After serving in the U.S. Army, Barbee entered the National Park Service, spending 42 years in a variety of positions. He began his career at Rocky Mountain National Park as a seasonal ranger. He also served at Carlsbad Caverns, Yosemite National Park on three occasions, Point Reyes National Seashore, and Big Bend National Park. He served as superintendent at Cape Lookout National Seashore, Cape Hatteras National Seashore, Hawaii Volcanoes National Park, Redwood National Park, and Yellowstone National Park for 12 years. His last assignment was as the Regional Director for the Alaska Region of the National Park Service. Afterward, he and his wife, Carol, retired to Bozeman, Montana.

Barbee’s awards include: Department of Interior Meritorious & Distinguished Service Awards; Meritorious Executive from the Senior Executive Service; Honor Alumnus from the College of Natural Resources, Colorado State University; Lifetime Achievement Award, College of Natural Resources, Colorado State University; Cornelius Pugsley Medal from the National Park Foundation; and the Stephen P. Mather Award from the National Park & Conservation Association.
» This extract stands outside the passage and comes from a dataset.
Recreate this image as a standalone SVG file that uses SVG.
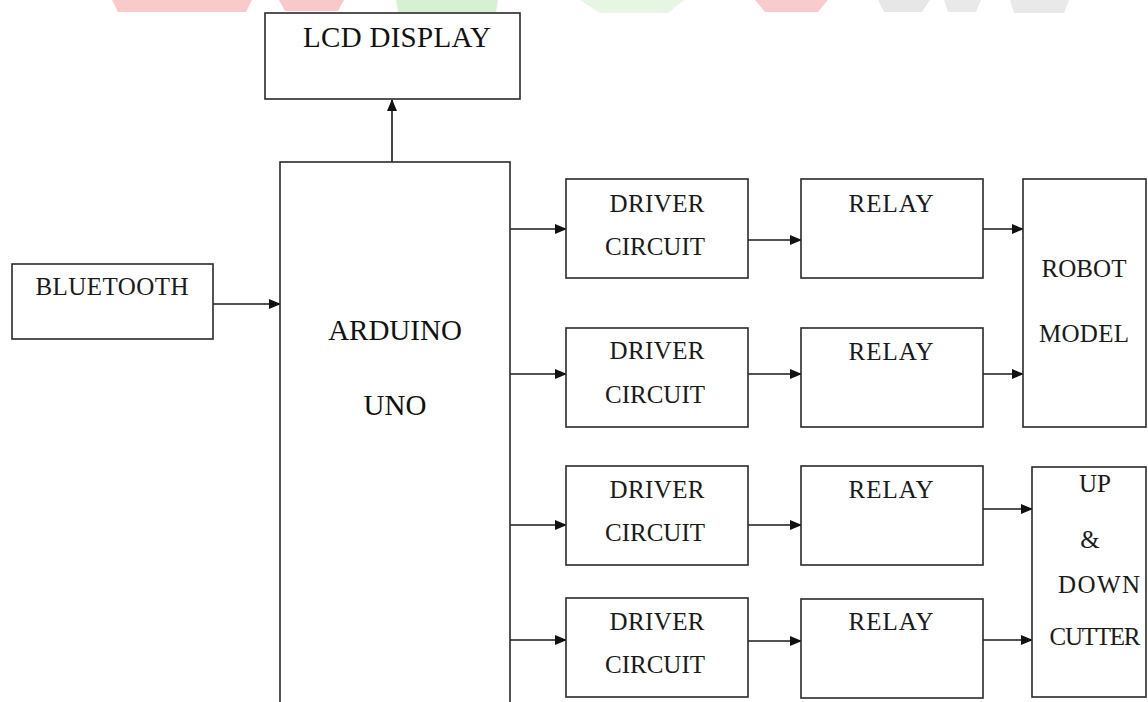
<svg xmlns="http://www.w3.org/2000/svg" width="1148" height="702" viewBox="0 0 1148 702">
<style>
.box{fill:#fff;stroke:#2a2a2a;stroke-width:1.6}
.tr{font-family:"Liberation Serif",serif;font-size:29px;fill:#111;text-anchor:middle}
.mo{font-family:"Liberation Serif",serif;font-size:25px;fill:#1a1a1a;text-anchor:middle}
.ln{stroke:#1a1a1a;stroke-width:1.6;fill:none}
.wm{opacity:0.45}
</style>
<defs>
<marker id="ah" markerUnits="userSpaceOnUse" markerWidth="12" markerHeight="10" refX="11" refY="5" orient="auto">
<path d="M0,0 L12,5 L0,10 z" fill="#111"/>
</marker>
</defs>
<rect width="1148" height="702" fill="#fff"/>
<g id="watermark" class="wm">
<path d="M112,0 L252,0 L246,12 L118,12 z" fill="#f08a8a"/>
<path d="M279,0 L344,0 L338,11 L285,11 z" fill="#f08a8a"/>
<path d="M396,0 L498,0 L496,12 L398,12 z" fill="#a8e0a0"/>
<path d="M580,0 L684,0 L668,13 L600,13 z" fill="#c8ecc0"/>
<path d="M755,0 L828,0 L818,12 L765,12 z" fill="#f09090"/>
<path d="M878,0 L930,0 L922,12 L884,12 z" fill="#cccccc"/>
<path d="M944,0 L981,0 L976,12 L948,12 z" fill="#d0d0d0"/>
<path d="M1010,0 L1069,0 L1064,13 L1014,13 z" fill="#cfcfcf"/>
</g>
<g id="connectors">
<line class="ln" x1="392" y1="162" x2="392" y2="100" marker-end="url(#ah)"/>
<line class="ln" x1="213" y1="304" x2="280" y2="304" marker-end="url(#ah)"/>
<line class="ln" x1="510" y1="229" x2="566" y2="229" marker-end="url(#ah)"/>
<line class="ln" x1="510" y1="374" x2="566" y2="374" marker-end="url(#ah)"/>
<line class="ln" x1="510" y1="525" x2="566" y2="525" marker-end="url(#ah)"/>
<line class="ln" x1="510" y1="640" x2="566" y2="640" marker-end="url(#ah)"/>
<line class="ln" x1="748" y1="240" x2="801" y2="240" marker-end="url(#ah)"/>
<line class="ln" x1="748" y1="374" x2="801" y2="374" marker-end="url(#ah)"/>
<line class="ln" x1="748" y1="525" x2="801" y2="525" marker-end="url(#ah)"/>
<line class="ln" x1="748" y1="641" x2="801" y2="641" marker-end="url(#ah)"/>
<line class="ln" x1="983" y1="229" x2="1023" y2="229" marker-end="url(#ah)"/>
<line class="ln" x1="983" y1="374" x2="1023" y2="374" marker-end="url(#ah)"/>
<line class="ln" x1="983" y1="509" x2="1032" y2="509" marker-end="url(#ah)"/>
<line class="ln" x1="983" y1="640" x2="1032" y2="640" marker-end="url(#ah)"/>
</g>
<g id="lcd"><rect class="box" x="265" y="13" width="255" height="86"/><text class="tr" x="397" y="47" textLength="188">LCD DISPLAY</text></g>
<g id="arduino"><rect class="box" x="280" y="162" width="230" height="560"/><text class="tr" x="395" y="340">ARDUINO</text><text class="tr" x="395" y="415">UNO</text></g>
<g id="bluetooth"><rect class="box" x="12" y="264" width="201" height="75"/><text class="mo" x="112" y="295" textLength="153">BLUETOOTH</text></g>
<g id="driver1"><rect class="box" x="566" y="179" width="182" height="99"/><text class="mo" x="657" y="212" textLength="95">DRIVER</text><text class="mo" x="655" y="255" textLength="100">CIRCUIT</text></g>
<g id="driver2"><rect class="box" x="566" y="328" width="182" height="99"/><text class="mo" x="657" y="359" textLength="95">DRIVER</text><text class="mo" x="655" y="403" textLength="100">CIRCUIT</text></g>
<g id="driver3"><rect class="box" x="566" y="466" width="182" height="99"/><text class="mo" x="657" y="498" textLength="95">DRIVER</text><text class="mo" x="655" y="541" textLength="100">CIRCUIT</text></g>
<g id="driver4"><rect class="box" x="566" y="598" width="182" height="99"/><text class="mo" x="657" y="630" textLength="95">DRIVER</text><text class="mo" x="655" y="673" textLength="100">CIRCUIT</text></g>
<g id="relay1"><rect class="box" x="801" y="179" width="182" height="99"/><text class="mo" x="891" y="212" textLength="85">RELAY</text></g>
<g id="relay2"><rect class="box" x="801" y="328" width="182" height="99"/><text class="mo" x="891" y="360" textLength="85">RELAY</text></g>
<g id="relay3"><rect class="box" x="801" y="466" width="182" height="99"/><text class="mo" x="891" y="498" textLength="85">RELAY</text></g>
<g id="relay4"><rect class="box" x="801" y="599" width="182" height="99"/><text class="mo" x="891" y="630" textLength="85">RELAY</text></g>
<g id="robot"><rect class="box" x="1023" y="179" width="123" height="248"/><text class="mo" x="1084" y="277" textLength="85">ROBOT</text><text class="mo" x="1084" y="342" textLength="90">MODEL</text></g>
<g id="cutter"><rect class="box" x="1032" y="467" width="114" height="230"/><text class="mo" x="1095" y="492" textLength="32">UP</text><text class="mo" x="1090" y="548">&amp;</text><text class="mo" x="1099" y="593" textLength="82">DOWN</text><text class="mo" x="1095" y="645" textLength="91">CUTTER</text></g>
</svg>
The lecture series honors former park Superintendent Randy Jones, who had a reputation for negotiation and mediation. Jones’s long and distinguished career with the federal government spanned over 30 years, primarily with the National Park Service. From 2002 until spring of 2005, he held the position of Deputy Director, the highest position for a career employee within the National Park Service, at the agency headquarters in Washington, D.C. Jones’s diverse career consisted of a number of complex and prestigious assignments including Superintendent of Rocky Mountain National Park. He was among the leaders of the Natural Resource Challenge initiative for the National Park Service and was instrumental in increasing federal spending on natural resource management in the parks.